Japan's trade surplus in July shrank 86.6 per cent to 91.1 billion yen (829 million dollars) compared with July 2007, as China overtook the United States as the country's biggest export market, the Finance Ministry said Thursday, dpa reported.
The nation's exports rose 8.1 per cent to 7.63 trillion yen, and imports rose 18.2 per cent to a record 7.54 trillion yen, as high oil prices drove up the price of energy imports, shrinking Japan's trade surplus for the fifth month in a row.
The trade surplus with the rest of Asia jumped 42.3 per cent. Exports to Asia rose 12.7 per cent to a new peak of 3.86 trillion yen, and imports also went up 5.7 per cent to a record 2.93 trillion yen.
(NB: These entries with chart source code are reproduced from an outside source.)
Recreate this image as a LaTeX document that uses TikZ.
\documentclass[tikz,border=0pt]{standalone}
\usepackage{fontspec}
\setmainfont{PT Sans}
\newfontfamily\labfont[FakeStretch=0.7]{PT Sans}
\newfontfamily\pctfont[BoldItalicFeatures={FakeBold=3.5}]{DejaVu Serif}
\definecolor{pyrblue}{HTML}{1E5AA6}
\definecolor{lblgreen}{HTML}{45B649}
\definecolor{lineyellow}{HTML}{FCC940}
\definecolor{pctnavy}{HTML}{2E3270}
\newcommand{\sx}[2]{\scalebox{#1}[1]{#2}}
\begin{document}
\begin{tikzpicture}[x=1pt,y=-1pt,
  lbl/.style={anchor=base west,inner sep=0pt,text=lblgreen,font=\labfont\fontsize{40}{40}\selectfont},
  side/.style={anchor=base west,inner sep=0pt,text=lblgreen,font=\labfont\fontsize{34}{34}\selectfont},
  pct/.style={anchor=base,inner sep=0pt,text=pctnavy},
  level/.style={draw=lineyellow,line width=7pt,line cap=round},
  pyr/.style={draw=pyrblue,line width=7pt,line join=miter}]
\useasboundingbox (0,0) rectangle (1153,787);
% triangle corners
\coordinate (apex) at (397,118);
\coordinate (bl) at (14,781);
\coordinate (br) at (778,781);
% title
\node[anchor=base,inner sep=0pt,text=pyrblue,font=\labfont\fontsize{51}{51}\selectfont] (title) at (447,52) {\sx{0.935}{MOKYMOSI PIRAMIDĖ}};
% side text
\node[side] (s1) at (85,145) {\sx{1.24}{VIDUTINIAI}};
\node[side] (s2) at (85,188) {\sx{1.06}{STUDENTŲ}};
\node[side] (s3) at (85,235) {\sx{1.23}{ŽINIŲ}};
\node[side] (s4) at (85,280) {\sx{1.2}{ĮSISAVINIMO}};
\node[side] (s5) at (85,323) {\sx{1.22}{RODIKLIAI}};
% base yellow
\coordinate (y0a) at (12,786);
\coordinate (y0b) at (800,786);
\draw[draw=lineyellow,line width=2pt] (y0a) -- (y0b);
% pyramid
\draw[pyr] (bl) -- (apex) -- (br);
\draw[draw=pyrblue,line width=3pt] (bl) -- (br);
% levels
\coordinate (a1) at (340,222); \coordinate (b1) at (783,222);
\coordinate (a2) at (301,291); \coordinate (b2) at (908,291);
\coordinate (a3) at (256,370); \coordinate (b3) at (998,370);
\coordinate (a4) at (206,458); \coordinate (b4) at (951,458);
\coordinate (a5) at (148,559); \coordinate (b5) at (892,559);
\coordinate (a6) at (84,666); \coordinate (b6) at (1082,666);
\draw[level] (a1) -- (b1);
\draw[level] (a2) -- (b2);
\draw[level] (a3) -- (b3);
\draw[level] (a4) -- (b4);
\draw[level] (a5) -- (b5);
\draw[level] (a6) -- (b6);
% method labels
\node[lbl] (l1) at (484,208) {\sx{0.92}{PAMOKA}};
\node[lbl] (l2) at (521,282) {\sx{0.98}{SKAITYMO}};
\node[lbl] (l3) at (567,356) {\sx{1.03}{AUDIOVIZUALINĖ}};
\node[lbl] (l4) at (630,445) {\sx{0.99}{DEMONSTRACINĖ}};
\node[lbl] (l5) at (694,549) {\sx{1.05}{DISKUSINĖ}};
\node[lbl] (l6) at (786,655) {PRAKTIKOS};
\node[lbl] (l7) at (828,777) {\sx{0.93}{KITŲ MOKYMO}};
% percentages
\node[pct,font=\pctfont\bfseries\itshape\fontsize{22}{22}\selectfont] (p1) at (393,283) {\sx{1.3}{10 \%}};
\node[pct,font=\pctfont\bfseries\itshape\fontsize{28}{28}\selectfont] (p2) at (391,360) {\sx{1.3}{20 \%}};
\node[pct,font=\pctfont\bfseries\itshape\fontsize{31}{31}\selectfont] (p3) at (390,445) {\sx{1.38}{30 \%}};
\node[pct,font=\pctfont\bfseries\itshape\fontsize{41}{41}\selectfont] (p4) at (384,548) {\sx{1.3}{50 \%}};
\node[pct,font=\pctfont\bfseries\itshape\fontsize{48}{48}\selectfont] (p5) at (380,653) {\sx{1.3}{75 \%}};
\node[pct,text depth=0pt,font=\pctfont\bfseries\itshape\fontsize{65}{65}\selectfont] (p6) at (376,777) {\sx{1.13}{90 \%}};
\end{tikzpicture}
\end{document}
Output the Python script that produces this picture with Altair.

Mainland China for the first time since the end of World War II became Japan's top export market, underlining the growing importance of China for Japan, also in view of a slowing global economy.
Exports of high-quality diesel fuel to China increased sharply, the ministry said, while sales of automobiles and high-quality parts remained at a high level.
Japan's trade deficit with China narrowed 63.3 per cent to 68.8 billion yen. Exports jumped 16.8 per cent to 1.29 trillion yen, and imports rose 5.1 per cent to 1.36 trillion yen.
The trade surplus with the United States dropped 19 per cent to 600.2 billion yen, with exports down 11.5 per cent to 1,276.3 billion yen, mainly on a decrease of car exports, and imports down 3.5 per cent to 676.0 billion yen.
Japan's trade surplus with the European Union increased 29.7 per cent to 372.8 billion yen, with exports up 4.1 per cent to 1.03 trillion yen.
The trade figures are measured on a customs-cleared basis before adjustment for seasonal factors.